Label for lights on battens

jaspholm

New Member
Hello,

We are working on a complete overhaul of our lighting system in the coming year and are wanting to place permanent label on our house electrics. We are wanting to include fixture type DMX address CH# and likely which circuit they will be in. We have used gaff in the past but that fades overtime. My thoughts were to go for a label maker but most out there are worse then gaff. If anyone has any thoughts I would greatly appreciate it. Thanks.
 
Sounds like you're making a yoke label that will go on the batten rather than the yoke. Search for previous information on yoke label.

How yoke labels are made by many in the industry:
1. 6"-ish strip of 2" black gaffers tape. Insures clean, easy removal at end of run. Allows positioning if removed and re-applied with care.
2. Avery label (adhesive label)* of appropriate to you size and shape. One dimension (usually height) less than 1/2" or so than 2".
3. Cover with 2" clear cello tape (packing tape).
*Since you are covering the whole thing with cello, you'll likely find the adhesive label is not totally necessary. You can print on plain paper, but must take some care to make the sizes and shapes uniform. Export data from LightWright to MSWord or other label printing software.

When laying out the information on the label, take some consideration as to what's most important, and what's secondary or tertiary. "Channel" should probably be first, "where it gets power from" probably last. "Type of fixture" (and if applicable, "Mode") totally forgotten about once unit is hung.
 
We used a rep plot that was in the air 99% of the time and toyed with the idea of a permanent pipe length hang card system, finally gave up. Beat solution seemed to be 3" webbing with labels on it. Problem 1 was if the hang changed, the card was then useless and needed to be removed else confusion reigned. I then just made up hang cards on an 11x17 half page print out as created in Vectoworks that I tape on the electric as needed and would get used if we were restoring back to rep from a change. If I had 2 electricians hanging a pipe, easy to print 2 copies, one per electrician, to reference as to where things were going. The hang card had distance from C/L, type, focus direction, dimmer or address, power outlet, color if applicable, etc......
 
Yes i am basically making a yoke label for the batten. It would be nice to just print it and slap it on even with extra tape. The issue of moving fixtures is always there. We say that people cant adjust the house plot, but really its more like guide lines. I think the idea of something like a hang card makes the most logic. Some document that only has the parts people need for a rehang. I appreciate the thoughts from both of yall.
 
I used VW as well as Lightwright for paperwork. Beceause it was a rep plot, I had the basic paperwork saved to re-use. It was easy to just print. The hang cards were a separate VW file that synced with LW, I could easily make adjustments if needed and run a print. When we were using the plot for an event, I loaded color by running up a system channel (all the R34's on side light), the electricians would just grab pre-sported color on a work table and load color for the units glowing at 50%. They didn't need paperwork for this.

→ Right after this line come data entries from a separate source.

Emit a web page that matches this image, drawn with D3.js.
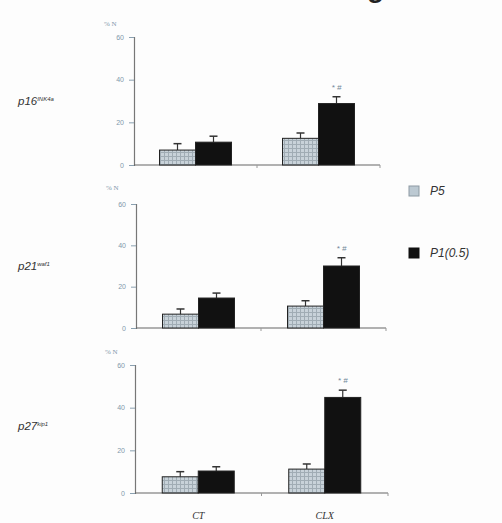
<!DOCTYPE html>
<html><head><meta charset="utf-8">
<script src="https://cdn.jsdelivr.net/npm/d3@7"></script>
<style>body{margin:0;background:#fdfdfd}svg{display:block}</style>
</head><body>
<script>
const categories = ["CT", "CLX"];
const seriesNames = ["P5", "P1(0.5)"];
const markers = ["p16", "p21", "p27"];
const markerSup = ["INK4a", "waf1", "kip1"];
const yTicks = [0, 20, 40, 60];
// values [marker][category] for each series
const p5Values = [[7, 12.5], [6.7, 10.6], [7.6, 11.2]];
const p5Errors = [[3, 2.5], [2.5, 2.6], [2.4, 2.4]];
const p1Values = [[10.7, 28.8], [14.5, 30], [10.3, 44.8]];
const p1Errors = [[2.8, 3.2], [2.4, 4], [2, 3.4]];
const significance = [["", "* #"], ["", "* #"], ["", "* #"]];

const W = 502, H = 523;
const svg = d3.select("body").append("svg").attr("width", W).attr("height", H);

const defs = svg.append("defs");
const pat = defs.append("pattern").attr("id", "dots").attr("patternUnits", "userSpaceOnUse")
  .attr("width", 4).attr("height", 4);
pat.append("rect").attr("width", 4).attr("height", 4).attr("fill", "#c8d2d9");
pat.append("rect").attr("x", 0).attr("y", 0).attr("width", 4).attr("height", 1).attr("fill", "#a0acb4");
pat.append("rect").attr("x", 0).attr("y", 0).attr("width", 1).attr("height", 4).attr("fill", "#a0acb4");

// cut-off page heading (only its lowest edge is visible in the reference)
svg.append("text").attr("x", 342).attr("y", -3).attr("font-family", "Liberation Sans, Arial, sans-serif")
  .attr("font-weight", "bold").attr("font-size", 28).attr("fill", "#222").text("Figure 2");

const panels = [
  {x0: 134, x1: 380, y0: 165, y1: 37, labelY: 105, unitY: 26},
  {x0: 136, x1: 386, y0: 328, y1: 204, labelY: 270, unitY: 190},
  {x0: 135, x1: 388, y0: 493, y1: 365, labelY: 430, unitY: 354}
];

const barW = 36;
panels.forEach((p, i) => {
  const g = svg.append("g");
  const x = d3.scaleBand().domain(categories).range([p.x0, p.x1]).padding(0);
  const y = d3.scaleLinear().domain([0, 60]).range([p.y0, p.y1]);
  const xs = d3.scaleBand().domain(seriesNames).paddingInner(0).paddingOuter(0);

  // y axis
  const yAxis = g.append("g").attr("transform", `translate(${p.x0},0)`)
    .call(d3.axisLeft(y).tickValues(yTicks).tickSize(5).tickPadding(5));
  yAxis.select(".domain").attr("stroke", "#777").attr("stroke-width", 1.2);
  yAxis.selectAll(".tick line").attr("stroke", "#8aa0b0");
  yAxis.selectAll(".tick text").attr("fill", "#7f98ab").attr("font-size", 7)
    .attr("font-family", "Liberation Sans, Arial, sans-serif");

  // x axis
  const xAxisG = g.append("g").attr("transform", `translate(0,${p.y0})`);
  xAxisG.append("line").attr("x1", p.x0).attr("x2", p.x1).attr("stroke", "#666").attr("stroke-width", 1.2);
  xAxisG.selectAll("line.t").data(categories).join("line").attr("class", "t")
    .attr("x1", d => x(d) + x.bandwidth()).attr("x2", d => x(d) + x.bandwidth())
    .attr("y1", 0).attr("y2", 3).attr("stroke", "#999");

  categories.forEach((c, ci) => {
    const cx = x(c) + x.bandwidth() / 2;
    xs.range([cx - barW, cx + barW]);
    const data = [
      {s: seriesNames[0], v: p5Values[i][ci], e: p5Errors[i][ci], fill: "url(#dots)"},
      {s: seriesNames[1], v: p1Values[i][ci], e: p1Errors[i][ci], fill: "#111"}
    ];
    // error bars
    data.forEach(d => {
      const mx = xs(d.s) + xs.bandwidth() / 2;
      g.append("line").attr("x1", mx).attr("x2", mx).attr("y1", y(d.v)).attr("y2", y(d.v + d.e))
        .attr("stroke", "#333").attr("stroke-width", 1.2);
      g.append("line").attr("x1", mx - 4).attr("x2", mx + 4).attr("y1", y(d.v + d.e)).attr("y2", y(d.v + d.e))
        .attr("stroke", "#333").attr("stroke-width", 1.5);
    });
    g.selectAll(null).data(data).join("rect")
      .attr("x", d => xs(d.s)).attr("width", xs.bandwidth())
      .attr("y", d => y(d.v)).attr("height", d => y(0) - y(d.v))
      .attr("fill", d => d.fill).attr("stroke", "#222").attr("stroke-width", 1);
    if (significance[i][ci]) {
      const d = data[1];
      g.append("text").attr("x", xs(d.s) + xs.bandwidth() / 2).attr("y", y(d.v + d.e) - 7)
        .attr("text-anchor", "middle").attr("font-size", 8).attr("font-style", "italic")
        .attr("fill", "#6f8798").attr("font-family", "Liberation Sans, Arial, sans-serif")
        .text(significance[i][ci]);
    }
  });

  // unit label
  g.append("text").attr("x", p.x0 - 30).attr("y", p.unitY).attr("font-size", 7)
    .attr("fill", "#7f98ab").attr("font-family", "Liberation Serif, serif").text("% N");

  // row label
  const t = g.append("text").attr("x", 18).attr("y", p.labelY).attr("font-size", 11.5)
    .attr("font-style", "italic").attr("fill", "#333").attr("font-family", "Liberation Sans, Arial, sans-serif");
  t.append("tspan").text(markers[i]);
  t.append("tspan").attr("dy", -4).attr("font-size", 6).text(markerSup[i]);
});

// category labels
const xb = d3.scaleBand().domain(categories).range([135, 388]);
svg.selectAll("text.cat").data(categories).join("text").attr("class", "cat")
  .attr("x", d => xb(d) + xb.bandwidth() / 2).attr("y", 519).attr("text-anchor", "middle")
  .attr("font-size", 10).attr("font-style", "italic").attr("fill", "#333")
  .attr("font-family", "Liberation Serif, serif").text(d => d);

// legend
const legY = [191, 253];
seriesNames.forEach((s, i) => {
  svg.append("rect").attr("x", 409).attr("y", legY[i] - 5).attr("width", 10).attr("height", 10)
    .attr("fill", i === 0 ? "#bcc9d2" : "#111").attr("stroke", i === 0 ? "#8d9aa3" : "#111");
  svg.append("text").attr("x", 430).attr("y", legY[i] + 4).attr("font-size", 12)
    .attr("font-style", "italic").attr("fill", "#333")
    .attr("font-family", "Liberation Sans, Arial, sans-serif").text(s);
});
</script>
</body></html>
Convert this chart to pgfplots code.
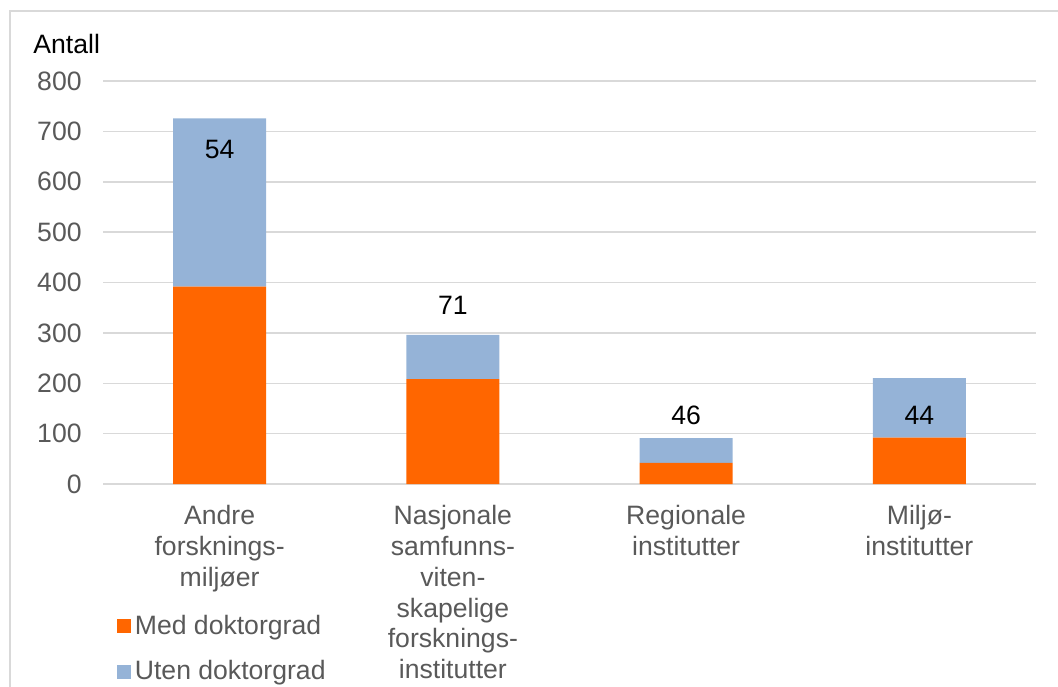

Think about do you need the rep info for every light pasted to the pipe ?. Once the gear is up and working, it stays put and all the info is on your plot. VW and LW were required for this all to work, (Mrs. Footer here uses WYSIWYG, I think, does the same as VW and LW).
 
I was wondering if there was a "best of all worlds" solution in hang tapes for each batten with the yoke labels taped on that. Normally a hang tape is removed just before/after focus, but there's not much wrong with leaving it there. But if hanging a completely different plot, yet knowing you're going to restore to the current one, one doesn't want "wrong" labels floating around.


Some definitions before we get too far off in the woods...
A hang tape is 3" jute webbing or drywall tape or adding machine or police caution tape with printed labels affixed or just the most pertinent information written with a sharpie.
A hang card is a 1/2" scale portion of the light plot containing just the current location and mounted on cardboard.
A focus tape is just two oversized tape measures (SR-SL & US-DS) so one can see dimensions while standing to know where to stand during focus.
A focus cloth is a full stage groundcloth that has outlines of beams or beam centers to enable the plot to be focussed with all battens 4-5' off the ground.
 
For our rep plot we have all the info on a patch sheet with pipe measurements from the CL of the bar. -for OP +for PS. We then label the fixtures with numbers and address.
Works for us.
Regards
Geoff
 
So we do exactly this. Every fixture in our venue has a 2x3 label on the raceway with all this info. We're also a place that we zip tie cabling to the pipe for our rep plot. Makes it really easy to restore on the off chance that we have to move stuff. Our labels contain unit number, position, dimmer number, circuit number (yes... we still have a hard patch....), channel, rep color, and purpose. I print them on my thermal label printer via "mail merge" in word based on an excel export of LW.
 
When we were hanging new shows in our new smaller prosc. theater, that had an extensive LED inventory, we used the label creator in Lightwright to print 2x3 Avery labels that we placed on the instrument yoke. Had pipe designation and distance from C/L as well as power and address info., unit type, etc...Lightwight has a great system for creating these labels, once you learn it.